=== Stated goal ===
Transcribe the whole listing without a single picture.
** start **
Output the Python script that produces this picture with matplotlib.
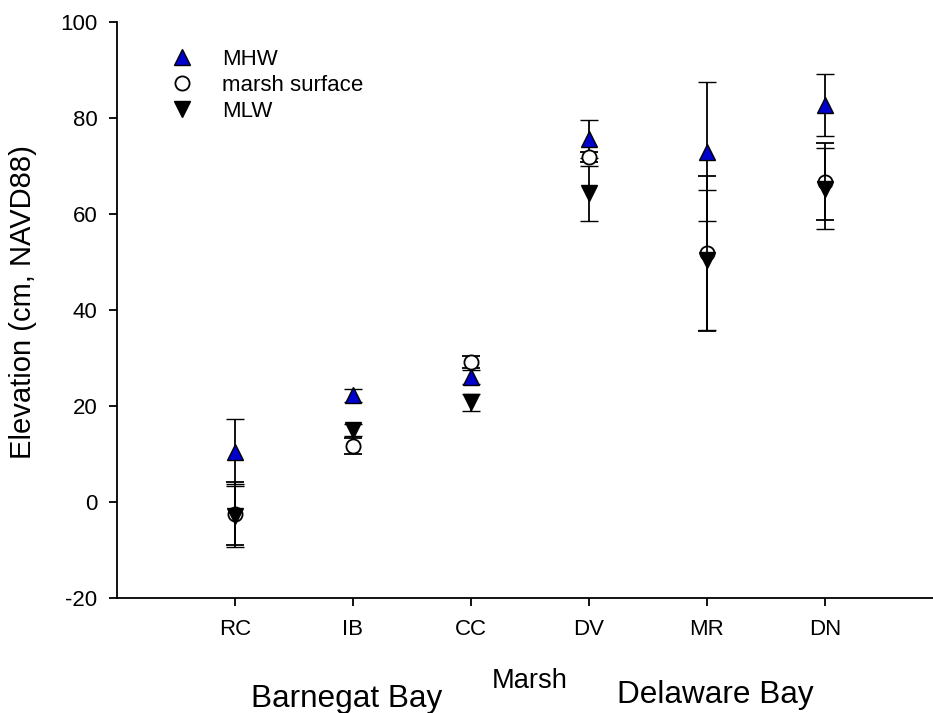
import matplotlib
matplotlib.use("Agg")
import matplotlib.pyplot as plt
from matplotlib.lines import Line2D

plt.rcParams['font.family'] = ['Liberation Sans', 'DejaVu Sans']
plt.rcParams['axes.unicode_minus'] = False

sites = ['RC', 'IB', 'CC', 'DV', 'MR', 'DN']
mhw = [10.5, 22.2, 26.1, 75.6, 73.0, 82.7]
mhw_err = [6.7, 1.4, 1.5, 4.0, 14.4, 6.4]
surf = [-2.4, 11.7, 29.2, 71.9, 51.8, 66.7]
surf_err = [6.5, 1.7, 1.3, 1.0, 16.2, 8.0]
mlw = [-3.0, 15.0, 20.8, 64.3, 50.4, 65.3]
mlw_err = [6.3, 1.3, 1.8, 5.8, 14.5, 8.4]

W, H = 933, 713
fig = plt.figure(figsize=(W / 100, H / 100), dpi=100)
ax = fig.add_axes([117 / W, 1 - 598 / H, (W - 117) / W, (598 - 22) / H])

x = list(range(1, len(sites) + 1))
blue = '#0000cc'
ms = 11
eb = dict(ecolor='black', elinewidth=1.3, capsize=6.5, capthick=1.3, linestyle='none')

ax.errorbar(x, mhw, yerr=mhw_err, marker='^', ms=ms, mfc=blue, mec='black',
            mew=1.0, zorder=3, **eb)
ax.errorbar(x, surf, yerr=surf_err, marker='o', ms=ms - 0.8, mfc='white', mec='black',
            mew=1.3, zorder=4, **eb)
ax.errorbar(x, mlw, yerr=mlw_err, marker='v', ms=ms, mfc='black', mec='black',
            mew=1.0, zorder=5, **eb)

ax.set_xlim(0, (W - 117) / 118)
ax.set_ylim(-20, 100)
ax.set_xticks(x)
ax.set_xticklabels(sites)
ax.set_yticks(range(-20, 101, 20))
ax.spines['top'].set_visible(False)
ax.spines['right'].set_visible(False)
for s in ('left', 'bottom'):
    ax.spines[s].set_linewidth(1.3)
ax.tick_params(axis='both', direction='out', length=6, width=1.3, labelsize=16)
ax.tick_params(axis='x', pad=9)
ax.tick_params(axis='y', pad=8)

ax.set_ylabel('Elevation (cm, NAVD88)', fontsize=21)
ax.yaxis.set_label_coords(-(117 - 37) / (W - 117), (598 - 302) / (598 - 22))

handles = [
    Line2D([], [], marker='^', ms=ms, mfc=blue, mec='black', mew=1.0, ls='none', label='MHW'),
    Line2D([], [], marker='o', ms=ms - 0.8, mfc='white', mec='black', mew=1.3, ls='none', label='marsh surface'),
    Line2D([], [], marker='v', ms=ms, mfc='black', mec='black', mew=1.0, ls='none', label='MLW'),
]
leg = ax.legend(handles=handles, loc='upper left', frameon=False, fontsize=16,
                handlelength=1.0, handletextpad=1.3, labelspacing=0.23,
                borderpad=0, borderaxespad=0, numpoints=1,
                bbox_to_anchor=(171 / W, 1 - 49 / H), bbox_transform=fig.transFigure)

fig.text(347 / W, 1 - 707 / H, 'Barnegat Bay', fontsize=22.7, ha='center', va='baseline')
fig.text(530 / W, 1 - 688 / H, 'Marsh', fontsize=19.6, ha='center', va='baseline')
fig.text(715 / W, 1 - 703 / H, 'Delaware Bay', fontsize=22.7, ha='center', va='baseline')

fig.savefig('out.png', dpi=100)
** end **
=== Task response ===
Output the Python script that produces this picture with matplotlib.
import matplotlib
matplotlib.use("Agg")
import matplotlib.pyplot as plt
from matplotlib.lines import Line2D

plt.rcParams['font.family'] = ['Liberation Sans', 'DejaVu Sans']
plt.rcParams['axes.unicode_minus'] = False

sites = ['RC', 'IB', 'CC', 'DV', 'MR', 'DN']
mhw = [10.5, 22.2, 26.1, 75.6, 73.0, 82.7]
mhw_err = [6.7, 1.4, 1.5, 4.0, 14.4, 6.4]
surf = [-2.4, 11.7, 29.2, 71.9, 51.8, 66.7]
surf_err = [6.5, 1.7, 1.3, 1.0, 16.2, 8.0]
mlw = [-3.0, 15.0, 20.8, 64.3, 50.4, 65.3]
mlw_err = [6.3, 1.3, 1.8, 5.8, 14.5, 8.4]

W, H = 933, 713
fig = plt.figure(figsize=(W / 100, H / 100), dpi=100)
ax = fig.add_axes([117 / W, 1 - 598 / H, (W - 117) / W, (598 - 22) / H])

x = list(range(1, len(sites) + 1))
blue = '#0000cc'
ms = 11
eb = dict(ecolor='black', elinewidth=1.3, capsize=6.5, capthick=1.3, linestyle='none')

ax.errorbar(x, mhw, yerr=mhw_err, marker='^', ms=ms, mfc=blue, mec='black',
            mew=1.0, zorder=3, **eb)
ax.errorbar(x, surf, yerr=surf_err, marker='o', ms=ms - 0.8, mfc='white', mec='black',
            mew=1.3, zorder=4, **eb)
ax.errorbar(x, mlw, yerr=mlw_err, marker='v', ms=ms, mfc='black', mec='black',
            mew=1.0, zorder=5, **eb)

ax.set_xlim(0, (W - 117) / 118)
ax.set_ylim(-20, 100)
ax.set_xticks(x)
ax.set_xticklabels(sites)
ax.set_yticks(range(-20, 101, 20))
ax.spines['top'].set_visible(False)
ax.spines['right'].set_visible(False)
for s in ('left', 'bottom'):
    ax.spines[s].set_linewidth(1.3)
ax.tick_params(axis='both', direction='out', length=6, width=1.3, labelsize=16)
ax.tick_params(axis='x', pad=9)
ax.tick_params(axis='y', pad=8)

ax.set_ylabel('Elevation (cm, NAVD88)', fontsize=21)
ax.yaxis.set_label_coords(-(117 - 37) / (W - 117), (598 - 302) / (598 - 22))

handles = [
    Line2D([], [], marker='^', ms=ms, mfc=blue, mec='black', mew=1.0, ls='none', label='MHW'),
    Line2D([], [], marker='o', ms=ms - 0.8, mfc='white', mec='black', mew=1.3, ls='none', label='marsh surface'),
    Line2D([], [], marker='v', ms=ms, mfc='black', mec='black', mew=1.0, ls='none', label='MLW'),
]
leg = ax.legend(handles=handles, loc='upper left', frameon=False, fontsize=16,
                handlelength=1.0, handletextpad=1.3, labelspacing=0.23,
                borderpad=0, borderaxespad=0, numpoints=1,
                bbox_to_anchor=(171 / W, 1 - 49 / H), bbox_transform=fig.transFigure)

fig.text(347 / W, 1 - 707 / H, 'Barnegat Bay', fontsize=22.7, ha='center', va='baseline')
fig.text(530 / W, 1 - 688 / H, 'Marsh', fontsize=19.6, ha='center', va='baseline')
fig.text(715 / W, 1 - 703 / H, 'Delaware Bay', fontsize=22.7, ha='center', va='baseline')

fig.savefig('out.png', dpi=100)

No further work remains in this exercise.